- **STATED PROBLEM**
Find each line that has the string "LaTeX" and give the total, with nothing else.
┄┄┄┄┄┄┄┄┄┄┄┄┄┄┄┄┄┄┄┄
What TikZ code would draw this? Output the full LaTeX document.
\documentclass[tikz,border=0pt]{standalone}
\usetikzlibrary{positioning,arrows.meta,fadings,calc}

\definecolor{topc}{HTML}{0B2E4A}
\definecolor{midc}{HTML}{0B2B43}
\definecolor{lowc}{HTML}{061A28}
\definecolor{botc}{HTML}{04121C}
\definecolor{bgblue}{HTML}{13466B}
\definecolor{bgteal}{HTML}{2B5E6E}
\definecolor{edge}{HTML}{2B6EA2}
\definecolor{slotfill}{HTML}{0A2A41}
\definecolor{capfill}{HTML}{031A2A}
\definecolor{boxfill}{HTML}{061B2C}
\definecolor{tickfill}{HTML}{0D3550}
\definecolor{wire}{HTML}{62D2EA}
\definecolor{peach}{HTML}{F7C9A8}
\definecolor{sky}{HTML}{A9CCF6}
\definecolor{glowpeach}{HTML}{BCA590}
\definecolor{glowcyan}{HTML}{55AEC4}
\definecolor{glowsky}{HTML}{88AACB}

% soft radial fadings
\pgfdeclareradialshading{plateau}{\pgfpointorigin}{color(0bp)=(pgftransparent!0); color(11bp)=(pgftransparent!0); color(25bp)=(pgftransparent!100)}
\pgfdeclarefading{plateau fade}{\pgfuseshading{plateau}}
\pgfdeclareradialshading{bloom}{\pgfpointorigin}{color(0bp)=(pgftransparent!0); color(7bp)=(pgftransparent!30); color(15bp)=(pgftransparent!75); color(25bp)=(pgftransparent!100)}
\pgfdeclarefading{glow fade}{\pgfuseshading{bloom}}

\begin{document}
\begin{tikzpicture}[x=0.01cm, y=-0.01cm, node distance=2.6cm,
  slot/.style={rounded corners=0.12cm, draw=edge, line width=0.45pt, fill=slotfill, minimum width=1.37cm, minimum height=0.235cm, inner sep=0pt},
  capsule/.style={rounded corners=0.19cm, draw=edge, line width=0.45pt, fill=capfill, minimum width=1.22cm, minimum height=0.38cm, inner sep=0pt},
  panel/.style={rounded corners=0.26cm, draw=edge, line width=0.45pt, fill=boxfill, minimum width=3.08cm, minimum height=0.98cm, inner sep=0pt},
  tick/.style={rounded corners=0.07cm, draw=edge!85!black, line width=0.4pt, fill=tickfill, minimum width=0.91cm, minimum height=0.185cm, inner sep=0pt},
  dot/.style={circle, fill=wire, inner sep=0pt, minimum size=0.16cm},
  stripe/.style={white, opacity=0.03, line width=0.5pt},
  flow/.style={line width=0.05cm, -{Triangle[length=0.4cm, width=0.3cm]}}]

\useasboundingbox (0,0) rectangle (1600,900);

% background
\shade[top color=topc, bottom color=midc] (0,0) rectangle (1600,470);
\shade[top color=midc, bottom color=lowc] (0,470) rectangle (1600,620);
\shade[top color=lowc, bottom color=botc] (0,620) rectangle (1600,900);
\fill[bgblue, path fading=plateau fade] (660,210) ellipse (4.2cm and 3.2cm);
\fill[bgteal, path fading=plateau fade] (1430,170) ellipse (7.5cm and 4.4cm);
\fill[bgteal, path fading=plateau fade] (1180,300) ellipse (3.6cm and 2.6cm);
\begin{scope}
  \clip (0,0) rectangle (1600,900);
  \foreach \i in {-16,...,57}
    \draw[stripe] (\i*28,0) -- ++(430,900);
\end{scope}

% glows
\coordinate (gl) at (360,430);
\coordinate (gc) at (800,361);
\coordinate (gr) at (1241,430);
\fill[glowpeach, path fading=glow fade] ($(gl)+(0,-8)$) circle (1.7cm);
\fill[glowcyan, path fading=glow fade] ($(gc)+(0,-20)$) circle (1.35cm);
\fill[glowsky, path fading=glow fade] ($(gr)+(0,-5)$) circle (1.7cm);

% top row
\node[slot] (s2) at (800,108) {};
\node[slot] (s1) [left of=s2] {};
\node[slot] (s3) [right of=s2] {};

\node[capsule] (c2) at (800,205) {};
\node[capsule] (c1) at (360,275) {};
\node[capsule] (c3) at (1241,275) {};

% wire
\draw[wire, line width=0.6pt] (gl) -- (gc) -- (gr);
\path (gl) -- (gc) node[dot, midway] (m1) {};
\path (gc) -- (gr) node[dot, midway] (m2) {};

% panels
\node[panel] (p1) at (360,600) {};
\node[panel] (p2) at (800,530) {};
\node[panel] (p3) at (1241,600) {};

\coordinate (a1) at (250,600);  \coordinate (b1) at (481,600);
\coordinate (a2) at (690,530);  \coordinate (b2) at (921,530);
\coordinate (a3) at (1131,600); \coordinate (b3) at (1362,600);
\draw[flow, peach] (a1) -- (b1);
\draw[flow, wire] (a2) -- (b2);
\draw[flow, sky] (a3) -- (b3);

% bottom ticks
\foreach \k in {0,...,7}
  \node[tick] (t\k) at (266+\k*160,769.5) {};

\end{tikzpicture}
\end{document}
┄┄┄┄┄┄┄┄┄┄┄┄┄┄┄┄┄┄┄┄
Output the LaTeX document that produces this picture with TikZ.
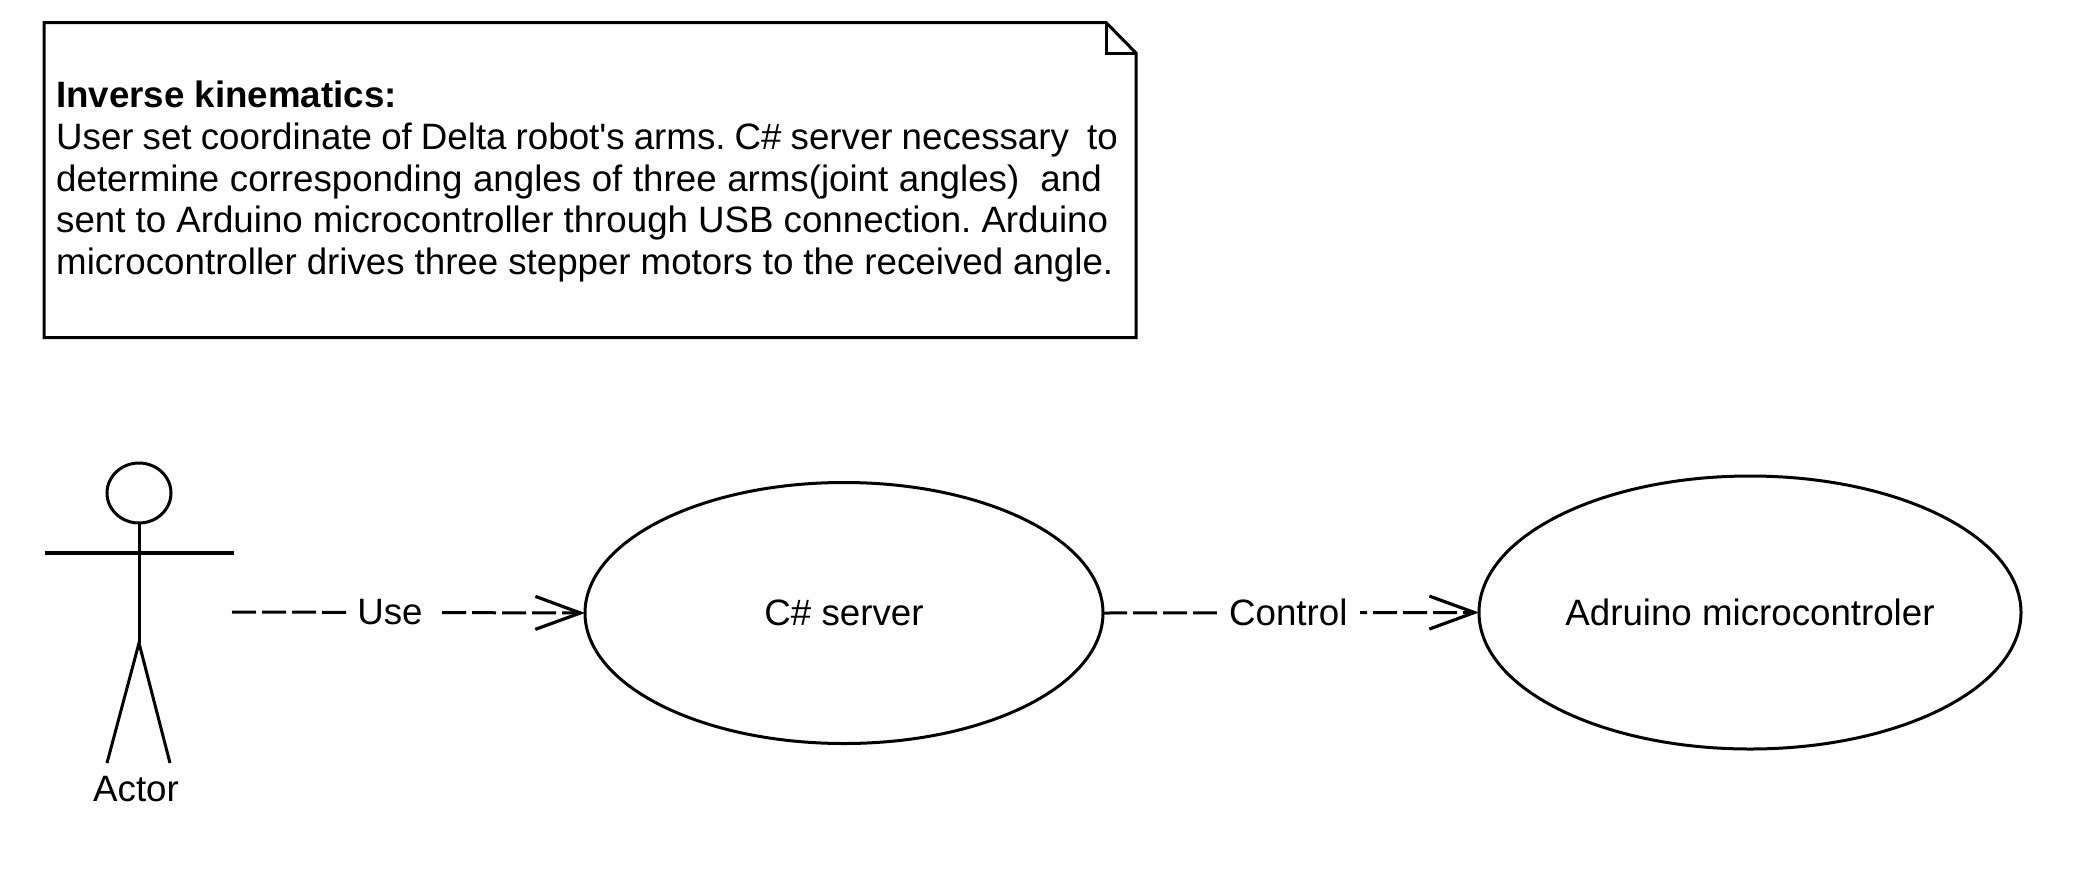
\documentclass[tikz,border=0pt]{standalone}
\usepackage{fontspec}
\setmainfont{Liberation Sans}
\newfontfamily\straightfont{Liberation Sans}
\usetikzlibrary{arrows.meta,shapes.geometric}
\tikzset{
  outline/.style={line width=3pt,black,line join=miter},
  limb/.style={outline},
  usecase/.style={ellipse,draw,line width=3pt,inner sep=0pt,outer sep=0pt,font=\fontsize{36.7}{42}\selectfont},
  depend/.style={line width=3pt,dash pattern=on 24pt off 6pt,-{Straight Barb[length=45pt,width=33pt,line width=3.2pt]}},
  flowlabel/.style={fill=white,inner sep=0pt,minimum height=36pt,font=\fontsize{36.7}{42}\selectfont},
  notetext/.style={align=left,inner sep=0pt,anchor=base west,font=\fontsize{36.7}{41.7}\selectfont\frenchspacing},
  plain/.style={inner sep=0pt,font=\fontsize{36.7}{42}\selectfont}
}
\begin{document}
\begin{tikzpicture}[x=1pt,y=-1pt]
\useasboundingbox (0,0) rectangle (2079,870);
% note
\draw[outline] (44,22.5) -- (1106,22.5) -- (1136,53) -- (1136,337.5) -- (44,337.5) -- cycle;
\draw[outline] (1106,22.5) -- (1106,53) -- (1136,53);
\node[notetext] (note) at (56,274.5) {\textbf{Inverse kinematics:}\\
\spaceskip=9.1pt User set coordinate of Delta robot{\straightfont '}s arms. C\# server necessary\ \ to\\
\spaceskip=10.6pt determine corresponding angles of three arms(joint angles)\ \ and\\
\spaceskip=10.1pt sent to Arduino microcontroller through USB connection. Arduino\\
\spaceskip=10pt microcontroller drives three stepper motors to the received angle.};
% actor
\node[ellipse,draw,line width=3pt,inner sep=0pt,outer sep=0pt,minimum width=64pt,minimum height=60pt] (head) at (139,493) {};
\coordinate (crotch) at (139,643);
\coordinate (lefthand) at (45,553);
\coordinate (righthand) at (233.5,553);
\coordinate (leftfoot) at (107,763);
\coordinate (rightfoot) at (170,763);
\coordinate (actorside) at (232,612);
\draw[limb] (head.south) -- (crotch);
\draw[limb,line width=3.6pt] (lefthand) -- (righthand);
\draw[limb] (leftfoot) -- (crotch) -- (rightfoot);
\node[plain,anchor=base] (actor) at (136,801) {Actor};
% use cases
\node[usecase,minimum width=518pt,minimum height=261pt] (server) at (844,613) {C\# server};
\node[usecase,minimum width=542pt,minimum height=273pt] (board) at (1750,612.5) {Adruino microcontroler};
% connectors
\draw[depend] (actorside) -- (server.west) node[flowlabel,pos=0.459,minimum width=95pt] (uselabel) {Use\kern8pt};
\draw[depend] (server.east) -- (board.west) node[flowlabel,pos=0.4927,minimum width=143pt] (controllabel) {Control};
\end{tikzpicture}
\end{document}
┄┄┄┄┄┄┄┄┄┄┄┄┄┄┄┄┄┄┄┄
- **EXERCISE SOLUTION**
2